His route from the Seventh Cavalry to the New York City subway to the subject of this column came about in a way almost as circuitous as his life itself.
During an interview a few weeks ago, the jazz trumpeter Randy Sandke his "Subway Ballet" made its debut last month mentioned that he had read about a bugler for Custer who later ended up working in the subway.
It sounded beautifully far-fetched, like all great historical fiction, a crazy New York twist on Thomas Berger's "Little Big Man." But it being summer and practically the 127th anniversary of the battle, it seemed as good a time as any to unravel a historical thread. And so the search for John Martin, subway worker extraordinaire, began.
It led first to the Brooklyn Public Library and the archives of The Brooklyn Eagle, which picks up the story of Mr. Martin about 1908 and establishes that even before he ended up at Custer's side, he had already lived the equivalent of a couple of lives.

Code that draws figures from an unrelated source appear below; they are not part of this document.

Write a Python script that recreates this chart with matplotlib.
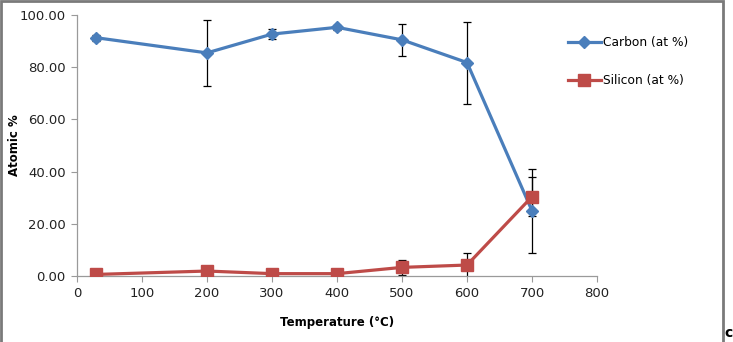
import matplotlib
matplotlib.use("Agg")
import matplotlib.pyplot as plt
from matplotlib.patches import Rectangle

temps = [30, 200, 300, 400, 500, 600, 700]
carbon = [91.3, 85.5, 92.7, 95.3, 90.5, 81.8, 25.0]
carbon_err = [1.2, 12.7, 2.0, 1.0, 6.2, 15.7, 16.0]
silicon = [0.6, 1.9, 0.9, 0.9, 3.3, 4.2, 30.4]
silicon_err = [0.3, 0.6, 0.3, 0.3, 2.8, 4.7, 7.5]

x_ticks = [0, 100, 200, 300, 400, 500, 600, 700, 800]
y_ticks = [0, 20, 40, 60, 80, 100]

blue = '#4a7ebb'
red = '#be4b48'
axis_grey = '#9a9a9a'

fig = plt.figure(figsize=(7.33, 3.42), dpi=100)
ax = fig.add_axes([0.105, 0.193, 0.7095, 0.763])

# error bars first so the lines sit on top
ax.errorbar(temps, carbon, yerr=carbon_err, fmt='none', ecolor='black',
            elinewidth=0.9, capsize=2.9, capthick=0.9, zorder=2)
ax.errorbar(temps, silicon, yerr=silicon_err, fmt='none', ecolor='black',
            elinewidth=0.9, capsize=2.9, capthick=0.9, zorder=2)

ax.plot(temps, carbon, color=blue, lw=2.3, marker='D', ms=6.5,
        mec=blue, mfc=blue, label='Carbon (at %)', zorder=3)
ax.plot(temps, silicon, color=red, lw=2.3, marker='s', ms=8,
        mec=red, mfc=red, label='Silicon (at %)', zorder=4)

ax.set_xlim(0, 800)
ax.set_ylim(0, 100)
ax.set_xticks(x_ticks)
ax.set_yticks(y_ticks)
ax.set_yticklabels([f'{v:.2f}' for v in y_ticks])
ax.tick_params(axis='both', direction='out', length=4, width=0.8,
               color=axis_grey, labelsize=9.5, labelcolor='#222222', pad=4)

for side in ['top', 'right']:
    ax.spines[side].set_visible(False)
for side in ['left', 'bottom']:
    ax.spines[side].set_color(axis_grey)
    ax.spines[side].set_linewidth(0.9)

ax.set_xlabel('Temperature (°C)', fontsize=8.5, fontweight='bold')
ax.xaxis.set_label_coords(0.5, -0.155)
ax.set_ylabel('Atomic %', fontsize=8.5, fontweight='bold')
ax.yaxis.set_label_coords(-0.108, 0.5)

leg = ax.legend(loc='upper left', bbox_to_anchor=(0.944, 0.92), frameon=False,
                fontsize=8.8, handlelength=2.7, handletextpad=0.15,
                labelspacing=2.05, borderaxespad=0, borderpad=0)

# grey frame around the chart area (bottom edge is cropped away)
fig.add_artist(Rectangle((0.002, -0.05), 0.985, 1.047, transform=fig.transFigure,
                         fill=False, edgecolor='#7a7a7a', lw=2))
fig.text(0.999, 0.005, 'c', fontsize=10, fontweight='bold', ha='right', va='bottom')

fig.savefig('out.png', dpi=100)
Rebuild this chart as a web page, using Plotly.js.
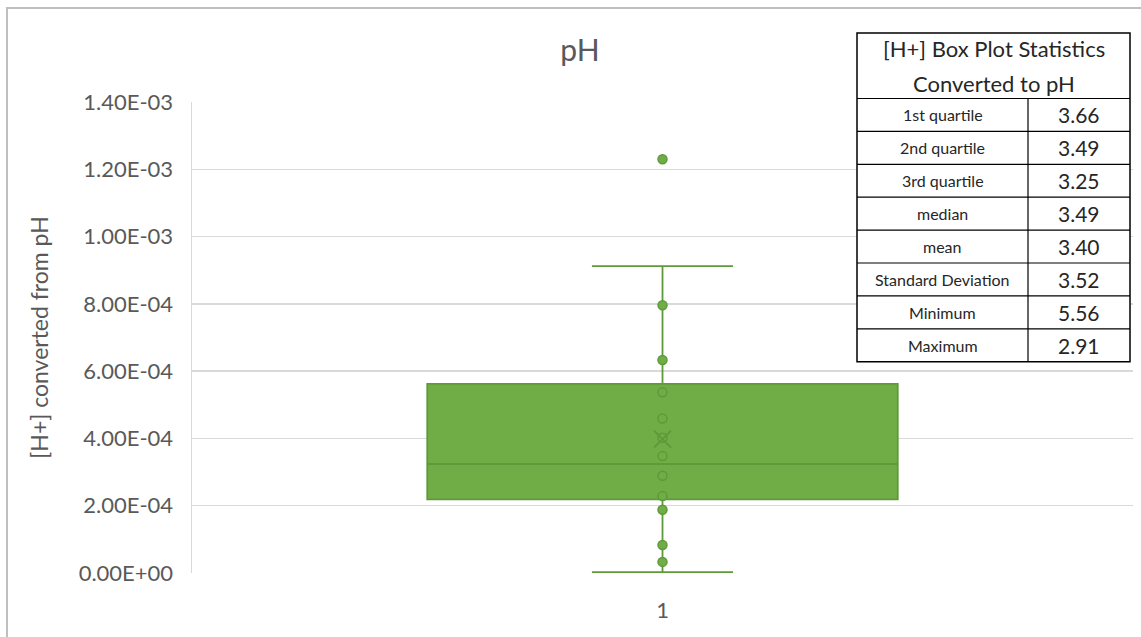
<!DOCTYPE html>
<html>
<head>
<meta charset="utf-8">
<script src="https://cdn.plot.ly/plotly-3.0.1.min.js"></script>
<style>html,body{margin:0;padding:0;background:#fff;}#chart{width:1141px;height:637px;}</style>
</head>
<body>
<div id="chart"></div>
<script>
// ---- data ----
const categories = ['1'];
const q1Vals = [2.19e-4];
const medianVals = [3.24e-4];
const q3Vals = [5.62e-4];
const lowerWhisker = [2.75e-6];
const upperWhisker = [9.12e-4];
const meanVals = [3.98e-4];
const pointVals = [3.3e-5, 8.3e-5, 1.88e-4, 2.29e-4, 2.89e-4, 3.48e-4, 4.02e-4, 4.59e-4, 5.37e-4, 6.33e-4, 7.96e-4, 1.23e-3];
const pointCats = pointVals.map(() => categories[0]);
const yTickVals = [0, 2e-4, 4e-4, 6e-4, 8e-4, 1e-3, 1.2e-3, 1.4e-3];
const yTickText = ['0.00E+00', '2.00E-04', '4.00E-04', '6.00E-04', '8.00E-04', '1.00E-03', '1.20E-03', '1.40E-03'];
const tableTitle = ['[H+] Box Plot Statistics', 'Converted to pH'];
const statLabels = ['1st quartile', '2nd quartile', '3rd quartile', 'median', 'mean', 'Standard Deviation', 'Minimum', 'Maximum'];
const statValues = ['3.66', '3.49', '3.25', '3.49', '3.40', '3.52', '5.56', '2.91'];

// ---- layout geometry (pixels) ----
const W = 1141, H = 637, ML = 192, MR = 8, MT = 102, MB = 64;
const PW = W - ML - MR, PH = H - MT - MB;
const px = v => (v - ML) / PW;
const py = v => (H - MB - v) / PH;

const green = '#70AD47', greenDark = '#5E9A3A';
const FONT = 'Lato, "Liberation Sans", sans-serif';

const traces = [
  {
    type: 'box', x: categories, q1: q1Vals, median: medianVals, q3: q3Vals,
    lowerfence: lowerWhisker, upperfence: upperWhisker,
    boxpoints: false, width: 0.5, whiskerwidth: 0.3,
    fillcolor: green, line: {color: greenDark, width: 1.8},
    hoverinfo: 'skip', showlegend: false
  },
  {
    type: 'scatter', mode: 'markers', x: pointCats, y: pointVals,
    marker: {color: green, size: 9, line: {color: greenDark, width: 1.5}},
    showlegend: false, hoverinfo: 'y'
  },
  {
    type: 'scatter', mode: 'markers', x: categories, y: meanVals,
    marker: {symbol: 'x-thin-open', size: 17, color: greenDark, line: {color: greenDark, width: 2}},
    showlegend: false, hoverinfo: 'y'
  }
];

// ---- statistics table built from arrays ----
const tL = 857, tR = 1130, tC = 1028, tTop = 33, tHead = 98.5, rowH = 32.9;
const tBot = tHead + rowH * statLabels.length;
const shapes = [
  // chart border
  {type: 'rect', xref: 'paper', yref: 'paper', x0: px(7), x1: px(1160), y0: py(8), y1: py(700),
   line: {color: '#BFBFBF', width: 2}, fillcolor: 'rgba(0,0,0,0)', layer: 'above'},
  // table background and frame
  {type: 'rect', xref: 'paper', yref: 'paper', x0: px(tL), x1: px(tR), y0: py(tTop), y1: py(tBot),
   line: {color: '#000', width: 1.5}, fillcolor: '#fff', layer: 'above'},
  {type: 'line', xref: 'paper', yref: 'paper', x0: px(tC), x1: px(tC), y0: py(tHead), y1: py(tBot),
   line: {color: '#000', width: 1.2}, layer: 'above'}
];
for (let i = 0; i < statLabels.length; i++) {
  const yLine = tHead + rowH * i;
  shapes.push({type: 'line', xref: 'paper', yref: 'paper', x0: px(tL), x1: px(tR), y0: py(yLine), y1: py(yLine),
    line: {color: '#000', width: 1.2}, layer: 'above'});
}
const annotations = [];
tableTitle.forEach((t, i) => {
  annotations.push({text: t, xref: 'paper', yref: 'paper', x: px((tL + tR) / 2), y: py(48 + 35 * i),
    xanchor: 'center', yanchor: 'middle', showarrow: false, font: {family: FONT, size: 22, color: '#262626'}});
});
statLabels.forEach((lab, i) => {
  const yc = tHead + rowH * (i + 0.5);
  annotations.push({text: lab, xref: 'paper', yref: 'paper', x: px((tL + tC) / 2), y: py(yc),
    xanchor: 'center', yanchor: 'middle', showarrow: false, font: {family: FONT, size: 16, color: '#262626'}});
  annotations.push({text: statValues[i], xref: 'paper', yref: 'paper', x: px((tC + tR) / 2), y: py(yc),
    xanchor: 'center', yanchor: 'middle', showarrow: false, font: {family: FONT, size: 21, color: '#262626'}});
});

const layout = {
  width: W, height: H,
  margin: {l: ML, r: MR, t: MT, b: MB, pad: 0},
  paper_bgcolor: '#fff', plot_bgcolor: '#fff',
  font: {family: FONT, color: '#595959'},
  title: {text: 'pH', x: 580 / W, xanchor: 'center', xref: 'container', y: 1 - 50 / H, yanchor: 'middle', yref: 'container',
          font: {family: FONT, size: 30, color: '#595959'}},
  xaxis: {type: 'category', range: [-0.5, 0.5], showgrid: false, zeroline: false, showline: false,
          ticks: '', ticklabelstandoff: 22, tickfont: {family: FONT, size: 22, color: '#595959'}, fixedrange: true},
  yaxis: {range: [0, 1.4e-3], tickmode: 'array', tickvals: yTickVals, ticktext: yTickText,
          showgrid: true, gridcolor: '#D9D9D9', gridwidth: 1.5, zeroline: false,
          showline: true, linecolor: '#D9D9D9', linewidth: 1.5, ticks: '', ticklabelstandoff: 13,
          tickfont: {family: FONT, size: 22, color: '#595959'},
          title: {text: '[H+] converted from pH', standoff: 23, font: {family: FONT, size: 23, color: '#595959'}},
          automargin: false},
  showlegend: false,
  shapes: shapes,
  annotations: annotations
};

Plotly.newPlot('chart', traces, layout, {staticPlot: true, displayModeBar: false});
</script>
</body>
</html>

He had been born Giovanni Martini, possibly in Sala, Italy, and as a teenager had been a drummer boy for Garibaldi before deciding to decamp for America.
As it turned out, it was not the best time to come: he arrived in Brooklyn during a severe national recession and had little choice but to enlist, according to William F. Walbesser, a former New York State police officer and amateur historical sleuth who has blazed the Martin trail.
At some point he appears to have rejoined the Seventh Cavalry and, as if he had not tempted fate enough, served in Cuba during the Spanish-American War. Then later, some say because he missed hearing the Italian spoken back in Brooklyn, he apparently left his wife and three small children at Fort McHenry in Baltimore and rented a furnished room at 168 Prospect Street, in the neighborhood now known as Dumbo.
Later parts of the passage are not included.